* start PROVIDED MATERIAL *
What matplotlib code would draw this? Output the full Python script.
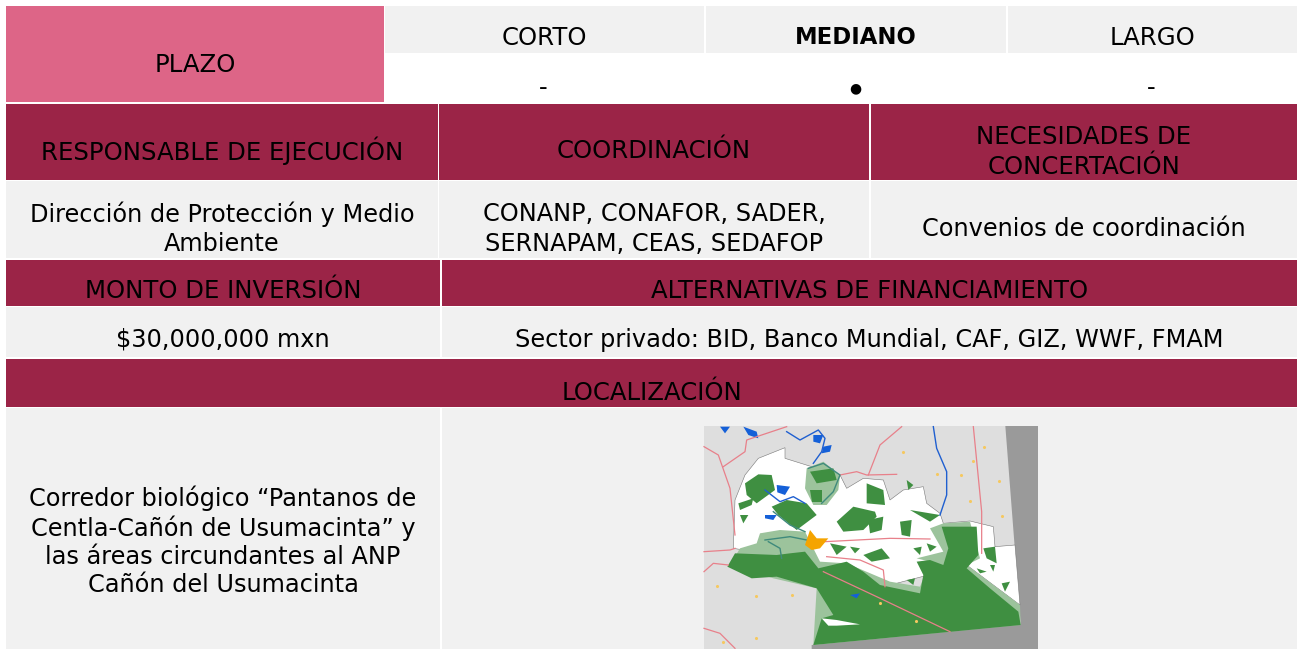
import matplotlib
matplotlib.use("Agg")
import matplotlib.pyplot as plt
from matplotlib.patches import Rectangle, Polygon

PINK = "#dd6587"
WINE = "#9b2447"
GRAY = "#f1f1f1"
CAPS_SIZE = 17.6
TEXT_SIZE = 17.3

plazo_labels = ["CORTO", "MEDIANO", "LARGO"]
plazo_marks = ["-", "●", "-"]
header_1 = ["RESPONSABLE DE EJECUCIÓN", "COORDINACIÓN", "NECESIDADES DE\nCONCERTACIÓN"]
row_1 = ["Dirección de Protección y Medio\nAmbiente",
         "CONANP, CONAFOR, SADER,\nSERNAPAM, CEAS, SEDAFOP",
         "Convenios de coordinación"]
header_2 = ["MONTO DE INVERSIÓN", "ALTERNATIVAS DE FINANCIAMIENTO"]
row_2 = ["$30,000,000 mxn", "Sector privado: BID, Banco Mundial, CAF, GIZ, WWF, FMAM"]
loc_title = "LOCALIZACIÓN"
loc_text = "Corredor biológico “Pantanos de\nCentla-Cañón de Usumacinta” y\nlas áreas circundantes al ANP\nCañón del Usumacinta"

# map shapes, in coordinates of a 3x crop starting at (690, 415)
map_white = [(135,255),(165,180),(205,130),(285,98),(285,130),(365,155),(450,180),(470,220),(520,190),(580,195),
             (600,255),(640,225),(700,215),(710,265),(750,295),(760,325),(840,318),(910,335),(915,395),(975,390),
             (990,570),(830,450),(600,510),(380,440),(130,400)]
map_light = [(120,450),(150,400),(200,385),(210,355),(270,345),(345,350),(390,440),(470,445),(600,500),(690,515),
             (720,440),(680,430),(760,410),(720,340),(760,325),(840,320),(870,430),(830,450),(990,570),
             (992,630),(370,690),(380,520),(250,490)]
map_light2 = [(350,160),(400,140),(450,180),(445,225),(410,270),(370,270),(345,220)]
map_dark = [(112,455),(135,415),(260,420),(300,415),(345,410),(385,460),(470,440),(520,470),(570,510),(690,535),
            (700,480),(680,440),(720,435),(760,450),(775,400),(755,335),(860,335),(865,420),(830,460),(900,520),
            (985,590),(992,630),(370,690),(395,610),(430,600),(380,520),(260,485),(185,490)]
map_blobs = [
    [(165,205),(205,178),(245,180),(255,225),(200,265),(170,240)],
    [(245,275),(290,255),(350,265),(380,300),(320,345),(265,300)],
    [(440,320),(490,275),(555,290),(560,305),(520,345),(460,350)],
    [(535,315),(580,305),(575,345),(540,355)],
    [(530,205),(580,225),(585,270),(530,265)],
    [(520,420),(575,400),(600,430),(545,440)],
    [(630,320),(665,315),(660,365),(635,360)],
    [(420,385),(470,395),(440,420)],
    [(480,395),(510,400),(495,415)],
    [(145,265),(190,250),(185,270),(150,285)],
    [(150,300),(175,300),(160,325)],
    [(660,285),(750,300),(720,320)],
    [(650,195),(670,210),(655,225)],
    [(710,385),(740,395),(720,410)],
    [(670,400),(695,395),(690,420)],
    [(880,400),(915,395),(920,445),(890,430)],
    [(935,505),(960,500),(945,530)],
    [(900,450),(915,450),(910,470)],
    [(860,460),(890,470),(870,475)],
    [(650,495),(675,490),(670,510)],
    [(360,170),(430,160),(440,195),(380,205)],
    [(360,225),(395,225),(395,260),(365,260)],
]
map_blue = [
    [(260,210),(300,215),(285,240),(262,232)],
    [(225,300),(260,300),(250,315),(225,310)],
    [(370,60),(400,60),(390,85),(370,80)],
    [(400,95),(425,90),(420,110),(395,115)],
    [(90,35),(120,35),(105,55)],
    [(160,35),(200,50),(205,70),(175,60)],
    [(480,540),(510,535),(500,550)],
]
map_white_strip = [(395,610),(440,615),(510,628),(440,632),(415,632)]
map_orange = [(345,390),(360,345),(380,370),(415,370),(390,400),(365,405)]
map_dots = [(82,513),(197,542),(305,540),(197,668),(98,682),(850,137),(928,198),(935,304),(740,177),(812,180),
            (640,110),(840,257),(883,95),(570,565),(677,617)]
map_roads = [
    [(42,95),(85,120),(120,220),(135,360)],
    [(100,155),(165,110),(170,75),(290,35)],
    [(535,180),(570,90),(635,35)],
    [(850,35),(875,290),(875,415)],
    [(450,180),(500,170),(530,180),(620,178)],
    [(405,380),(600,370),(720,372)],
    [(410,425),(510,435),(580,465),(585,515)],
    [(400,470),(560,545),(780,650)],
    [(42,640),(90,655),(135,700)],
    [(42,410),(120,405),(135,400)],
    [(42,470),(70,445),(115,450)],
]
map_rivers = [
    [(290,50),(330,75),(385,45),(405,70),(395,110),(370,145)],
    [(225,225),(270,260),(310,245),(345,265)],
    [(730,35),(740,100),(770,170),(770,240),(750,300)],
]
map_teal = [
    [(355,160),(400,145),(450,180),(430,230),(395,265)],
    [(250,290),(300,330),(345,350)],
    [(225,375),(300,365),(350,375)],
    [(235,380),(270,400),(275,430)],
]


def px(points):
    return [(690 + x / 3, 415 + y / 3) for x, y in points]


def cell(ax, x0, y0, x1, y1, color, label=None, ty=None, weight="normal", size=CAPS_SIZE, spacing=1.28):
    ax.add_patch(Rectangle((x0, y0), x1 - x0, y1 - y0, facecolor=color, edgecolor="none", zorder=1))
    if label is not None:
        ax.text((x0 + x1) / 2, (y0 + y1) / 2 if ty is None else ty, label,
                ha="center", va="center", color="black", fontweight=weight, fontsize=size,
                linespacing=spacing, zorder=5)


plt.rcParams["font.family"] = ["DejaVu Sans"]
fig = plt.figure(figsize=(12.97, 6.49), dpi=100)
ax = fig.add_axes([0, 0, 1, 1])
ax.set_xlim(0, 1297)
ax.set_ylim(649, 0)
ax.axis("off")

# plazo block
cell(ax, 6, 6, 384, 102, PINK, "PLAZO", ty=65)
spans = [(385, 704), (706, 1006), (1008, 1297)]
for i, (x0, x1) in enumerate(spans):
    w = "bold" if plazo_labels[i] == "MEDIANO" else "normal"
    s = 16.4 if w == "bold" else CAPS_SIZE
    cell(ax, x0, 6, x1, 53, GRAY, plazo_labels[i], ty=38, weight=w, size=s)
    ax.text((x0 + x1) / 2 - 1, 88, plazo_marks[i], ha="center", va="center",
            fontsize=TEXT_SIZE if plazo_marks[i] == "-" else 10, color="black")

# first header and row
spans = [(6, 438), (439, 869), (871, 1297)]
for i, (x0, x1) in enumerate(spans):
    cell(ax, x0, 104, x1, 180, WINE, header_1[i], ty=152 if i == 2 else 151)
    cell(ax, x0, 181, x1, 258, GRAY, row_1[i], ty=229, size=TEXT_SIZE, spacing=1.28)

# second header and row
spans = [(6, 440), (442, 1297)]
for i, (x0, x1) in enumerate(spans):
    cell(ax, x0, 260, x1, 306, WINE, header_2[i], ty=291)
    cell(ax, x0, 307, x1, 357, GRAY, row_2[i], ty=340, size=TEXT_SIZE)

# localizacion
cell(ax, 6, 359, 1297, 407, WINE, loc_title, ty=393)
cell(ax, 6, 408, 440, 649, GRAY, loc_text, ty=541, size=TEXT_SIZE, spacing=1.22)
cell(ax, 442, 408, 1297, 649, GRAY)

# map
ax.add_patch(Polygon(px([(42,33),(1043,33),(1043,702),(42,702)]), facecolor="#9a9a9a", edgecolor="none", zorder=2))
ax.add_patch(Polygon(px([(42,33),(946,33),(992,628),(365,690),(365,702),(42,702)]), facecolor="#dedede", edgecolor="none", zorder=2.1))
ax.add_patch(Polygon(px(map_white), facecolor="white", edgecolor="#777777", lw=0.4, zorder=2.2))
ax.add_patch(Polygon(px(map_light), facecolor="#9cc39c", edgecolor="none", zorder=2.3))
ax.add_patch(Polygon(px(map_light2), facecolor="#9cc39c", edgecolor="none", zorder=2.3))
ax.add_patch(Polygon(px(map_dark), facecolor="#3f8f41", edgecolor="none", zorder=2.4))
for blob in map_blobs:
    ax.add_patch(Polygon(px(blob), facecolor="#3f8f41", edgecolor="none", zorder=2.5))
for blob in map_blue:
    ax.add_patch(Polygon(px(blob), facecolor="#1560d8", edgecolor="none", zorder=2.6))
ax.add_patch(Polygon(px(map_white_strip), facecolor="white", edgecolor="none", zorder=2.6))
for road in map_roads:
    xs, ys = zip(*px(road))
    ax.plot(xs, ys, color="#e8808a", lw=0.9, zorder=2.7)
for river in map_rivers:
    xs, ys = zip(*px(river))
    ax.plot(xs, ys, color="#1f5fd0", lw=1.0, zorder=2.7)
for line in map_teal:
    xs, ys = zip(*px(line))
    ax.plot(xs, ys, color="#3f8a7c", lw=1.0, zorder=2.7)
ax.add_patch(Polygon(px(map_orange), facecolor="#f5a400", edgecolor="none", zorder=2.8))
dx, dy = zip(*px(map_dots))
ax.scatter(dx, dy, s=5, color="#f5c860", linewidths=0, zorder=2.8)

fig.savefig("out.png", dpi=100, facecolor="white")
plt.close(fig)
* end PROVIDED MATERIAL *
Write out each line of the listing above, exactly, from its first line to the line holding "y\nlas áreas circundantes", inclusive. Skip the pictures.

SOLUTION TO THIS TASK:
What matplotlib code would draw this? Output the full Python script.
import matplotlib
matplotlib.use("Agg")
import matplotlib.pyplot as plt
from matplotlib.patches import Rectangle, Polygon

PINK = "#dd6587"
WINE = "#9b2447"
GRAY = "#f1f1f1"
CAPS_SIZE = 17.6
TEXT_SIZE = 17.3

plazo_labels = ["CORTO", "MEDIANO", "LARGO"]
plazo_marks = ["-", "●", "-"]
header_1 = ["RESPONSABLE DE EJECUCIÓN", "COORDINACIÓN", "NECESIDADES DE\nCONCERTACIÓN"]
row_1 = ["Dirección de Protección y Medio\nAmbiente",
         "CONANP, CONAFOR, SADER,\nSERNAPAM, CEAS, SEDAFOP",
         "Convenios de coordinación"]
header_2 = ["MONTO DE INVERSIÓN", "ALTERNATIVAS DE FINANCIAMIENTO"]
row_2 = ["$30,000,000 mxn", "Sector privado: BID, Banco Mundial, CAF, GIZ, WWF, FMAM"]
loc_title = "LOCALIZACIÓN"
loc_text = "Corredor biológico “Pantanos de\nCentla-Cañón de Usumacinta” y\nlas áreas circundantes al ANP\nCañón del Usumacinta"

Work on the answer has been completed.